=== Dataset content ===

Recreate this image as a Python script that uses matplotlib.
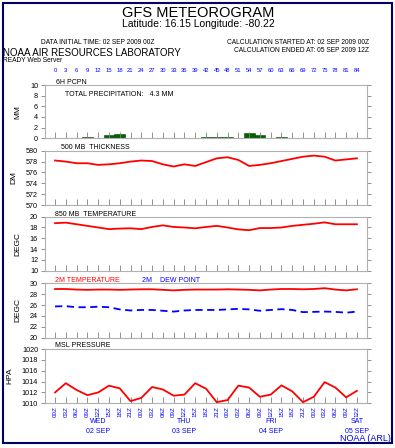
import matplotlib
matplotlib.use("Agg")
import matplotlib.pyplot as plt
import matplotlib.transforms as mtransforms
from matplotlib.patches import Rectangle

plt.rcParams['font.family'] = ['Liberation Sans', 'DejaVu Sans']

# ---------------- data ----------------
hours = [0, 3, 6, 9, 12, 15, 18, 21, 24, 27, 30, 33, 36, 39, 42, 45, 48, 51, 54,
         57, 60, 63, 66, 69, 72, 75, 78, 81, 84]
time_labels = ["00Z", "03Z", "06Z", "09Z", "12Z", "15Z", "18Z", "21Z",
               "00Z", "03Z", "06Z", "09Z", "12Z", "15Z", "18Z", "21Z",
               "00Z", "03Z", "06Z", "09Z", "12Z", "15Z", "18Z", "21Z",
               "00Z", "03Z", "06Z", "09Z", "12Z"]
day_hours = [12, 36, 60, 84]
day_labels = ["WED\n02 SEP", "THU\n03 SEP", "FRI\n04 SEP", "SAT\n05 SEP"]

pcpn_hours = [9, 15, 18, 42, 45, 48, 54, 57, 63]
pcpn_mm = [0.25, 0.7, 0.75, 0.2, 0.2, 0.2, 1.05, 0.7, 0.25]

thickness = [578.2, 578.0, 577.7, 577.7, 577.4, 577.5, 577.7, 578.0, 578.2, 578.1,
             577.5, 577.1, 577.5, 577.2, 577.9, 578.6, 578.8, 578.3, 577.2, 577.4,
             577.7, 578.1, 578.5, 578.9, 579.1, 578.9, 578.2, 578.4, 578.6]

t850 = [18.8, 18.9, 18.6, 18.3, 18.0, 17.7, 17.8, 17.85, 17.7, 18.1,
        18.4, 18.1, 18.0, 17.85, 18.1, 18.3, 18.0, 17.65, 17.5, 17.9,
        17.9, 18.0, 18.3, 18.5, 18.7, 18.95, 18.6, 18.6, 18.6]

t2m = [28.95, 28.95, 28.85, 28.8, 28.85, 28.85, 28.8, 28.85, 28.9, 28.9,
       28.8, 28.7, 28.8, 28.85, 28.85, 28.85, 28.9, 28.85, 28.8, 28.7,
       28.85, 28.95, 28.95, 28.9, 28.95, 29.1, 28.85, 28.7, 28.9]

td2m = [25.75, 25.8, 25.6, 25.6, 25.7, 25.6, 25.2, 25.0, 25.1, 25.1,
        24.95, 24.8, 25.0, 25.1, 25.1, 25.1, 25.2, 25.3, 25.2, 24.95,
        25.1, 25.25, 25.1, 24.7, 24.75, 24.8, 24.75, 24.6, 24.8]

mslp = [1012.0, 1013.7, 1012.45, 1011.5, 1012.0, 1013.25, 1012.75, 1010.4, 1011.0, 1013.0,
        1012.55, 1011.4, 1011.6, 1013.7, 1012.7, 1010.2, 1010.6, 1013.25, 1012.9, 1011.2,
        1011.6, 1013.3, 1012.2, 1010.2, 1011.2, 1013.9, 1012.9, 1011.1, 1012.3]

# ---------------- figure ----------------
W, H = 395, 448
fig = plt.figure(figsize=(W / 100, H / 100), dpi=100)
fig.patch.set_facecolor('white')

def fx(px):
    return px / W

def fy(py):
    return 1 - py / H

# outer frame
fig.patches.append(Rectangle((fx(3), fy(443)), fx(389), (440) / H,
                             transform=fig.transFigure, fill=False,
                             edgecolor='#000066', linewidth=1.5))

BLUE = '#0000ff'
RED = '#ff0000'
GRAY = '#b0b0b0'

left = fx(45)
width = fx(367) - fx(45)
panels = [(85, 138.3), (150.7, 205.2), (216.7, 270.7), (283.3, 337.7), (349, 403.3)]
axes = []
for top, bot in panels:
    ax = fig.add_axes([left, fy(bot), width, (bot - top) / H])
    axes.append(ax)

xmin, xmax = -2.8, 86.8
tick_fs = 5.2

def style(ax, ylim, yticks, ylabel):
    ax.set_xlim(xmin, xmax)
    ax.set_ylim(*ylim)
    ax.set_yticks(yticks)
    ax.set_xticks(hours)
    for s in ax.spines.values():
        s.set_color(GRAY)
        s.set_linewidth(0.8)
    ax.tick_params(axis='x', direction='in', length=4, width=0.6, color='#808080',
                   labelbottom=False)
    ax.tick_params(axis='y', direction='out', length=3, width=0.6, color='#808080',
                   labelsize=tick_fs, pad=2, right=True)
    ax.set_ylabel(ylabel, fontsize=6, labelpad=6)

# panel 1: precipitation
ax = axes[0]
ax.bar(pcpn_hours, pcpn_mm, width=3.0, color='#006400', edgecolor='#004400', linewidth=0.4)
style(ax, (0, 10), [0, 2, 4, 6, 8, 10], 'MM')
ax.text(0.034, 1.04, '6H PCPN', transform=ax.transAxes, fontsize=5, va='center')
ax.text(0.062, 0.82, 'TOTAL PRECIPITATION:   4.3 MM', transform=ax.transAxes,
        fontsize=5, va='center')
# top hour labels
trans = mtransforms.blended_transform_factory(ax.transData, fig.transFigure)
for h in hours:
    ax.text(h, fy(70), str(h), transform=trans, fontsize=4.2, color=BLUE,
            ha='center', va='center')

# panel 2: thickness
ax = axes[1]
ax.plot(hours, thickness, color=RED, linewidth=1.3)
style(ax, (570, 580), [570, 572, 574, 576, 578, 580], 'DM')
ax.text(0.05, 1.05, '500 MB  THICKNESS', transform=ax.transAxes, fontsize=5, va='center')

# panel 3: 850 temperature
ax = axes[2]
ax.plot(hours, t850, color=RED, linewidth=1.3)
style(ax, (10, 20), [10, 12, 14, 16, 18, 20], 'DEGC')
ax.text(0.03, 1.05, '850 MB  TEMPERATURE', transform=ax.transAxes, fontsize=5, va='center')

# panel 4: 2m temp / dew point
ax = axes[3]
ax.plot(hours, t2m, color=RED, linewidth=1.3)
ax.plot(hours, td2m, color=BLUE, linewidth=1.3, linestyle=(0, (4, 2.5)))
style(ax, (20, 30), [20, 22, 24, 26, 28, 30], 'DEGC')
ax.text(0.03, 1.06, '2M TEMPERATURE', transform=ax.transAxes, fontsize=5,
        va='center', color=RED)
ax.text(0.30, 1.06, '2M    DEW POINT', transform=ax.transAxes, fontsize=5,
        va='center', color=BLUE)

# panel 5: MSL pressure
ax = axes[4]
ax.plot(hours, mslp, color=RED, linewidth=1.3)
style(ax, (1010, 1020), [1010, 1012, 1014, 1016, 1018, 1020], 'HPA')
ax.text(0.03, 1.06, 'MSL PRESSURE', transform=ax.transAxes, fontsize=5, va='center')
ax.tick_params(axis='x', labelbottom=True, labelsize=4.5, labelcolor=BLUE, pad=2)
ax.set_xticklabels(time_labels, rotation=90)
trans = mtransforms.blended_transform_factory(ax.transData, fig.transFigure)
for h, lab in zip(day_hours, day_labels):
    ax.text(h, fy(426.5), lab, transform=trans, fontsize=5, color=BLUE,
            ha='center', va='center', linespacing=1.45)

# header texts
fig.text(fx(198), fy(13), 'GFS METEOROGRAM', fontsize=10.5, ha='center', va='center')
fig.text(fx(198), fy(24), 'Latitude: 16.15 Longitude: -80.22', fontsize=7.5,
         ha='center', va='center')
fig.text(fx(98), fy(43), 'DATA INITIAL TIME: 02 SEP 2009 00Z', fontsize=4.8,
         ha='center', va='center')
fig.text(fx(369), fy(43), 'CALCULATION STARTED AT: 02 SEP 2009 00Z', fontsize=4.8,
         ha='right', va='center')
fig.text(fx(369), fy(50), 'CALCULATION ENDED AT: 05 SEP 2009 12Z', fontsize=4.8,
         ha='right', va='center')
fig.text(fx(3), fy(53), 'NOAA AIR RESOURCES LABORATORY', fontsize=7, ha='left', va='center')
fig.text(fx(3), fy(61), 'READY Web Server', fontsize=4.8, ha='left', va='center')
fig.text(fx(391), fy(438.5), 'NOAA (ARL)', fontsize=6.5, ha='right', va='center', color=BLUE)

fig.savefig('out.png', dpi=100)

===

» Directions
Only lines belong in the copy: transcribe those from the start of the data through the line that contains "return px / W", and skip the pictures.

» Solution below
Recreate this image as a Python script that uses matplotlib.
import matplotlib
matplotlib.use("Agg")
import matplotlib.pyplot as plt
import matplotlib.transforms as mtransforms
from matplotlib.patches import Rectangle

plt.rcParams['font.family'] = ['Liberation Sans', 'DejaVu Sans']

# ---------------- data ----------------
hours = [0, 3, 6, 9, 12, 15, 18, 21, 24, 27, 30, 33, 36, 39, 42, 45, 48, 51, 54,
         57, 60, 63, 66, 69, 72, 75, 78, 81, 84]
time_labels = ["00Z", "03Z", "06Z", "09Z", "12Z", "15Z", "18Z", "21Z",
               "00Z", "03Z", "06Z", "09Z", "12Z", "15Z", "18Z", "21Z",
               "00Z", "03Z", "06Z", "09Z", "12Z", "15Z", "18Z", "21Z",
               "00Z", "03Z", "06Z", "09Z", "12Z"]
day_hours = [12, 36, 60, 84]
day_labels = ["WED\n02 SEP", "THU\n03 SEP", "FRI\n04 SEP", "SAT\n05 SEP"]

pcpn_hours = [9, 15, 18, 42, 45, 48, 54, 57, 63]
pcpn_mm = [0.25, 0.7, 0.75, 0.2, 0.2, 0.2, 1.05, 0.7, 0.25]

thickness = [578.2, 578.0, 577.7, 577.7, 577.4, 577.5, 577.7, 578.0, 578.2, 578.1,
             577.5, 577.1, 577.5, 577.2, 577.9, 578.6, 578.8, 578.3, 577.2, 577.4,
             577.7, 578.1, 578.5, 578.9, 579.1, 578.9, 578.2, 578.4, 578.6]

t850 = [18.8, 18.9, 18.6, 18.3, 18.0, 17.7, 17.8, 17.85, 17.7, 18.1,
        18.4, 18.1, 18.0, 17.85, 18.1, 18.3, 18.0, 17.65, 17.5, 17.9,
        17.9, 18.0, 18.3, 18.5, 18.7, 18.95, 18.6, 18.6, 18.6]

t2m = [28.95, 28.95, 28.85, 28.8, 28.85, 28.85, 28.8, 28.85, 28.9, 28.9,
       28.8, 28.7, 28.8, 28.85, 28.85, 28.85, 28.9, 28.85, 28.8, 28.7,
       28.85, 28.95, 28.95, 28.9, 28.95, 29.1, 28.85, 28.7, 28.9]

td2m = [25.75, 25.8, 25.6, 25.6, 25.7, 25.6, 25.2, 25.0, 25.1, 25.1,
        24.95, 24.8, 25.0, 25.1, 25.1, 25.1, 25.2, 25.3, 25.2, 24.95,
        25.1, 25.25, 25.1, 24.7, 24.75, 24.8, 24.75, 24.6, 24.8]

mslp = [1012.0, 1013.7, 1012.45, 1011.5, 1012.0, 1013.25, 1012.75, 1010.4, 1011.0, 1013.0,
        1012.55, 1011.4, 1011.6, 1013.7, 1012.7, 1010.2, 1010.6, 1013.25, 1012.9, 1011.2,
        1011.6, 1013.3, 1012.2, 1010.2, 1011.2, 1013.9, 1012.9, 1011.1, 1012.3]

# ---------------- figure ----------------
W, H = 395, 448
fig = plt.figure(figsize=(W / 100, H / 100), dpi=100)
fig.patch.set_facecolor('white')

def fx(px):
    return px / W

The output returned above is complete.